In fact your code amounts to comparing objects id (i.e. their physical address). So instead of your is comparison:
>>> b = 'is it the space?'
>>> a = 'is it the space?'
>>> a is b
False
You can do:
>>> id(a) == id(b)
False
But, note that if a and b were directly in the comparison it would work.
>>> id('is it the space?') == id('is it the space?')
True
In fact, in an expression there's sharing between the same static strings. But, at the program scale there's only sharing for word-like strings (so neither spaces nor punctuations).
You should not rely on this behavior as it's not documented anywhere and is a detail of implementation.
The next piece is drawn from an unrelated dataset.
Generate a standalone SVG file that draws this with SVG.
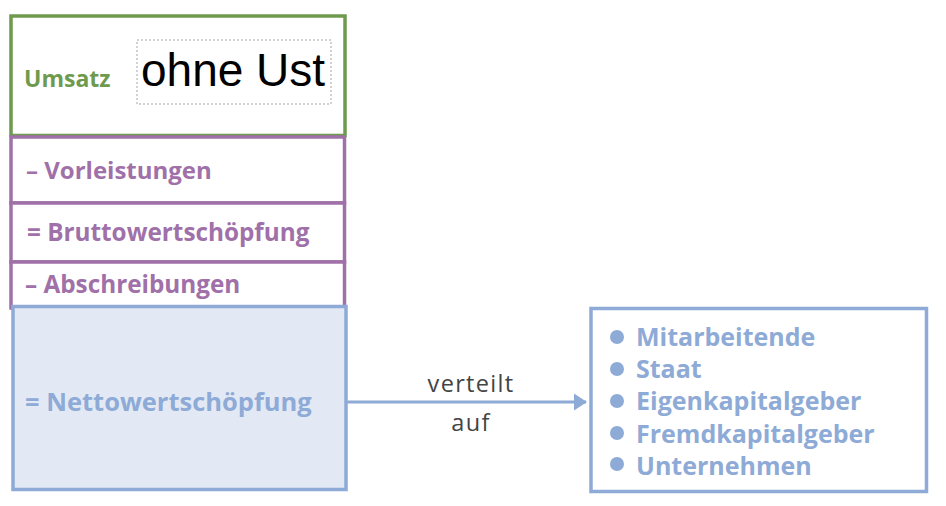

Two or more identical strings of consecutive alphanumeric (only) characters are stored in one structure, thus they share their memory reference. There are posts about this phenomenon all over the internet since the 1990's. It has evidently always been that way. I have never seen a reasonable guess as to why that's the case. I only know that it is. Furthermore, if you split and re-join alphanumeric strings to remove spaces between words, the resulting identical alphanumeric strings do NOT share a reference, which I find odd. See below:
Add any non-alphanumeric value identically to both strings, and they instantly become copies, but not shared references.
a ="abbacca"; b = "abbacca"; a is b => True
a ="abbacca "; b = "abbacca "; a is b => False
a ="abbacca?"; b = "abbacca?"; a is b => False
~Dr. C.
'is' operator compare the actual object.
c is d should also be false. My guess is that python make some optimization and in that case, it is the same object.